Tiny red crabs are close to the coast — but will they wash up on local beaches again?

On the sonar screen that shows the bottom of the ocean from the Dana Wharf fishing boat above, the masses of tiny crabs packed close together look like big red clouds.

Countless pelagic crabs, tiny critters also called tuna crabs, are hanging out just a few miles from the Orange County coastline.

Last time these mini creatures were spotted around here, they washed up on local beaches in the millions – making a stinky mess the region’s coastal caretakers had to figure out how to haul away from the sand.

But this time, the sea conditions are different, and it’s unclear if they’ll end up washing onto local beaches again.

“We’re not seeing them on the surface and swimming around like in years past,” Dana Wharf Sporting and Whale Watching boat captain Brain Wooley said. “We’re seeing them on our sonar in the deeper water.”

They are covering the ocean floor at the depth of about 230 feet to 260 feet, he said. Unfortunately for the charters, fish such as the sculpin and rockfish are filling up on the crabs instead of being enticed by bait.

With sea surface temperatures at about 57 degrees, there are much cooler conditions now than the last time the crabs showed up. The warm water current during the El Nino years in 2015 and 2016 is what experts believed brought the crabs to shore previously.

“Typically, you’d associate them with warmer water, but I don’t think that’s necessarily the only factor and only time you’ll see that stuff,” Wooley said. “If there’s a good spawn, masses of these big biomass – wherever they happen to be – they’ll settle down on the bottom.”

The crabs – their species name is pleuroncodes planipes – look like tiny lobsters or crawfish.
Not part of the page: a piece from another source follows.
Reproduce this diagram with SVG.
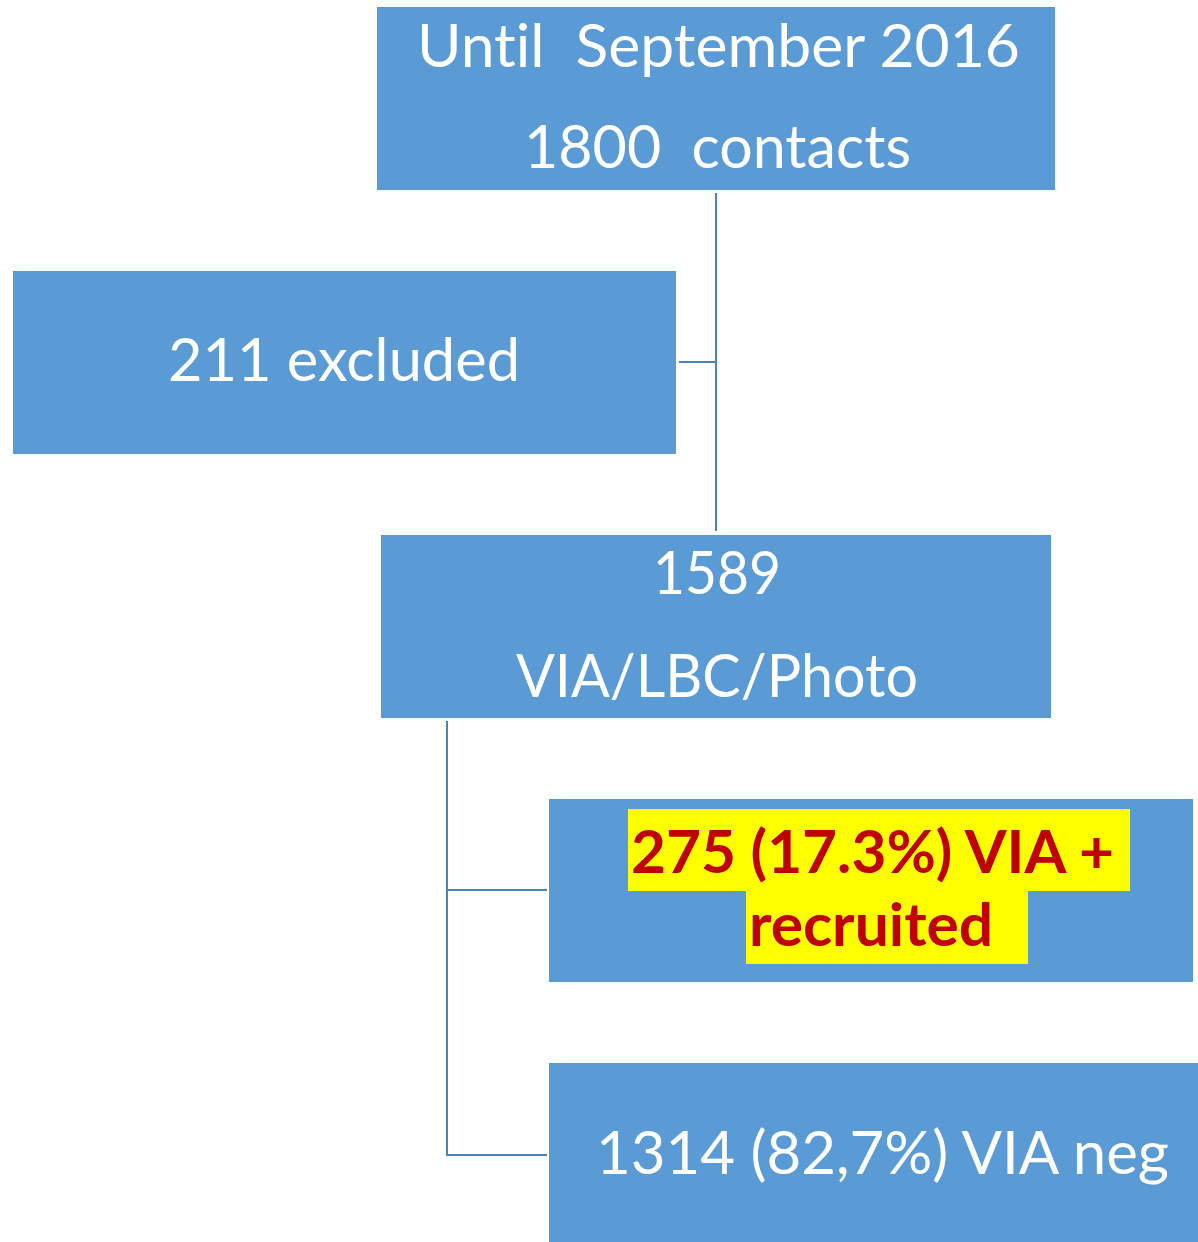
<svg xmlns="http://www.w3.org/2000/svg" width="1198" height="1242" viewBox="0 0 1198 1242">
<style>
.box{fill:#5B9BD5;}
.t{font-family:Lato,"Open Sans","Liberation Sans",sans-serif;font-size:60px;fill:#FFFFFF;white-space:pre;font-variant-ligatures:none;}
.b{font-family:Lato,"Open Sans","Liberation Sans",sans-serif;font-size:60px;font-weight:bold;fill:#C00000;white-space:pre;font-variant-ligatures:none;}
.hl{fill:#FFFF00;}
.c{stroke:#4F81BD;stroke-width:2;fill:none;}
</style>
<rect width="1198" height="1242" fill="#FFFFFF"/>
<g id="connectors">
<path class="c" d="M716,193 V531"/>
<path class="c" d="M679,362 H716"/>
<path class="c" d="M447,721 V1155 H547"/>
<path class="c" d="M447,890 H547"/>
</g>
<g id="n1">
<rect class="box" x="377" y="7" width="678" height="183"/>
<text class="t" x="417" y="67" textLength="603" lengthAdjust="spacingAndGlyphs" xml:space="preserve">Until  September 2016</text>
<text class="t" x="524" y="168" textLength="387" lengthAdjust="spacingAndGlyphs" xml:space="preserve">1800  contacts</text>
</g>
<g id="n2">
<rect class="box" x="13" y="271" width="663" height="183"/>
<text class="t" x="168" y="381" textLength="352" lengthAdjust="spacingAndGlyphs">211 excluded</text>
</g>
<g id="n3">
<rect class="box" x="381" y="535" width="670" height="183"/>
<text class="t" x="653" y="594" textLength="128" lengthAdjust="spacingAndGlyphs">1589</text>
<text class="t" x="516" y="697" textLength="402" lengthAdjust="spacingAndGlyphs">VIA/LBC/Photo</text>
</g>
<g id="n4">
<rect class="box" x="549" y="799" width="644" height="183"/>
<rect class="hl" x="628" y="809" width="502" height="82"/>
<rect class="hl" x="746" y="890" width="282" height="74"/>
<text class="b" x="631" y="873" textLength="483" lengthAdjust="spacingAndGlyphs">275 (17.3%) VIA +</text>
<text class="b" x="749" y="946" textLength="244" lengthAdjust="spacingAndGlyphs">recruited</text>
</g>
<g id="n5">
<rect class="box" x="549" y="1063" width="649" height="179"/>
<text class="t" x="596" y="1174" textLength="573" lengthAdjust="spacingAndGlyphs">1314 (82,7%) VIA neg</text>
</g>
</svg>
They are usually found off the Baja coast, and before they came ashore in the thousands a few years ago, they hadn’t been seen in the area for decades.

When they showed up en masse in areas such as Balboa Island and China Cove in Newport Beach, maintenance workers in many areas were left with the task of shoveling them up and hauling them off to the dump.

Some agencies opted to just leave them alone, with the tides washing them away or the birds feasting on them.

People flocked to local beaches to see the rare sight, greeted with a dead-creature stench that filled the air.

“There’s always a chance” that could happen again, Wooley said.